AfterDawn: Tech news

Is Apple putting more focus on smartphone gaming?

Written by Rich Fiscus (Google+) @ 16 Feb 2010 10:29

Is Apple putting more focus on smartphone gaming? Last week an amendment to their trademark on the iPhone name which suggests a bigger emphasis on making it a dominant gaming platform. The amendment expands the trademark to include handheld units for playing electronic games.
There have been many game apps, both free and commercial, available for the iPhone since the App Store launched in July of 2008. So why extend the trademark now?

One possible explanation is the success of Google Android. Android phones are still far behind the iPhone in market share, but the gap is slowly closing.

In order for the iPhone to continue its stellar growth in the face of increasingly stiff competition Apple needs to emphasize what they offer that competitors don't.

The most obvious area where the iPhone leads competitors is the number of apps available. Out of all the app categories, games are probably the easiest to market to the masses. Handheld gaming is already popular enough to make the Nintendo DS possibly the most successful game platform of the last 3 years.

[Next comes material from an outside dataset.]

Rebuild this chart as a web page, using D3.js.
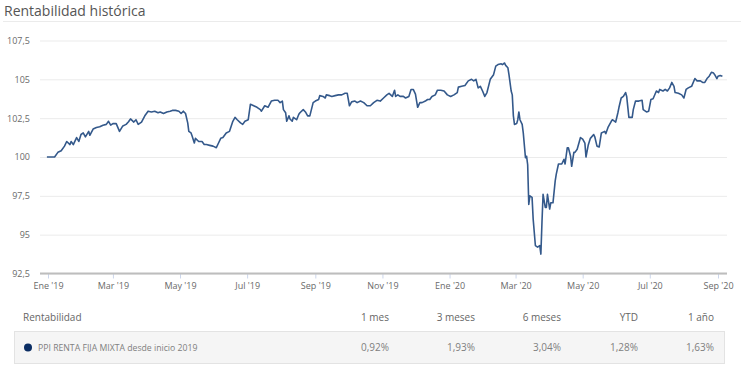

Although it's perhaps not as universally popular as music playback and mobile email or as innovative as GPS services, games are more dependent on attracting third party developers, which is arguably the biggest advantage Apple has.

They're also one of the more popular app categories, perhaps the most popular.

Smartphones have significant disadvantages in the mobile gaming market. The price of internet service makes them unsuitable for most kids and the combination of multi-touch and an accelerometer simply doesn't work that well for some games.

At the same time, the iPhone is very well suited for some types of games not typically associated with handheld consoles. Multi-touch works nicely for card games and rolling dice via the accelerometer feels a lot more like the real thing than simply pressing a button. It also doubles pretty nicely as a steering wheel.

The upcoming release of Windows Phone 7 Series, which Microsoft would certainly like to turn into a successful gaming platform could also figure into Apple's strategy. As a company with an existing line of game consoles they may be able to make up ground quickly.

Continued dominance in the smartphone gaming market could be the best tool for holding off the competition.